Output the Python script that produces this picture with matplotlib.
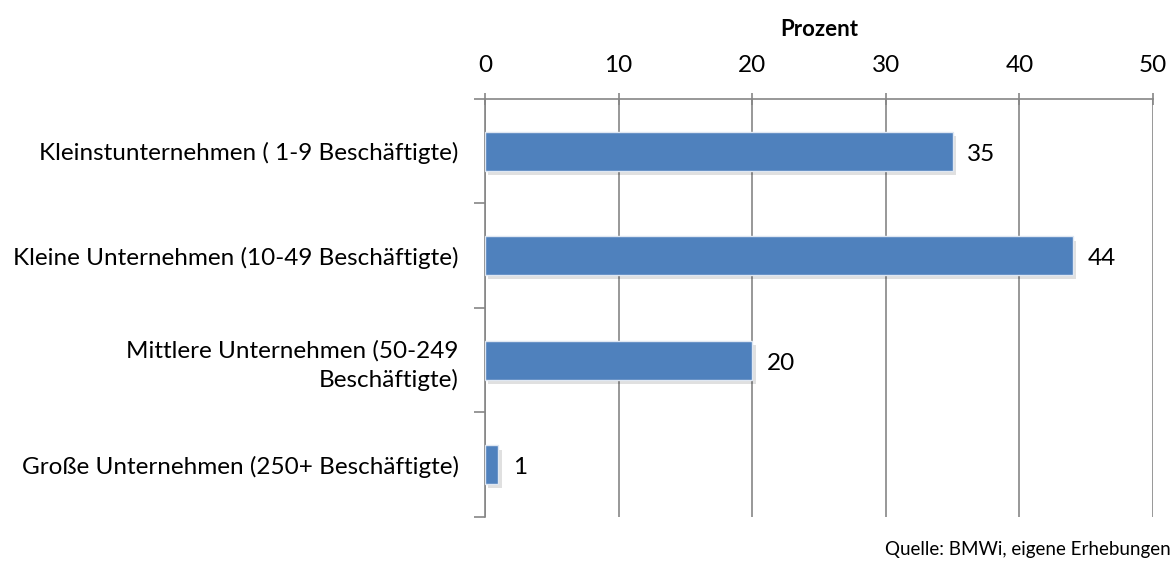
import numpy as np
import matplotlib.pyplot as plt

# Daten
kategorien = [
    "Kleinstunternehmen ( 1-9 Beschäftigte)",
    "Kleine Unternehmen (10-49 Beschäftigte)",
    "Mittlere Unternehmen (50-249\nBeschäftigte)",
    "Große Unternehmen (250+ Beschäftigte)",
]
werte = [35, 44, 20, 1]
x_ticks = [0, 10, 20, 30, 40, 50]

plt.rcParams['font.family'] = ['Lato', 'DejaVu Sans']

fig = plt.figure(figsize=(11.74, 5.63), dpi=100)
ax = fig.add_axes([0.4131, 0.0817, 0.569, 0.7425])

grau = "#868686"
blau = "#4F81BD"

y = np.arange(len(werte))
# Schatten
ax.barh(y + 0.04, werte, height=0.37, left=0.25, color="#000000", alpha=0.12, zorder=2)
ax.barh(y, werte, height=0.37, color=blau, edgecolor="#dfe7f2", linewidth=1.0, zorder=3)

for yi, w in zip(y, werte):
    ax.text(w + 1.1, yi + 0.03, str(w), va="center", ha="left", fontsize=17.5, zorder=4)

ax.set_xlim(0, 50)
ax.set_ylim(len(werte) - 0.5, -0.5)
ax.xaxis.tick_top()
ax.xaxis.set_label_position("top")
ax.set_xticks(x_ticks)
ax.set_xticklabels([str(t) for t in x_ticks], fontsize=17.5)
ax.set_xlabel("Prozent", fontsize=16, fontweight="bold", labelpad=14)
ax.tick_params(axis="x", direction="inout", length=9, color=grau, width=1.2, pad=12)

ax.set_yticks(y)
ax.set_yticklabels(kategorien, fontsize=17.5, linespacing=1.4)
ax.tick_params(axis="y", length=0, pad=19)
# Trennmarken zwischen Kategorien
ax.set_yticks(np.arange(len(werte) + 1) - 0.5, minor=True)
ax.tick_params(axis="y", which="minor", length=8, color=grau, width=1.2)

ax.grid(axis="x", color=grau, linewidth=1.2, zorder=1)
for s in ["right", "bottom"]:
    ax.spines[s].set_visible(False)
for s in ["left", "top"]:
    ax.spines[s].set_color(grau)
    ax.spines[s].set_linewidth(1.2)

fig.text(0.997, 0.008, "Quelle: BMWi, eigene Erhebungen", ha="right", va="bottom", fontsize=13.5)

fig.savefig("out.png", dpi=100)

--*--

• _Task objective_
From the opening line of the listing above through the line bearing "import matplotlib.pyplot as plt", repeat each line exactly. Drop every picture.

• _Exercise solution_
Output the Python script that produces this picture with matplotlib.
import numpy as np
import matplotlib.pyplot as plt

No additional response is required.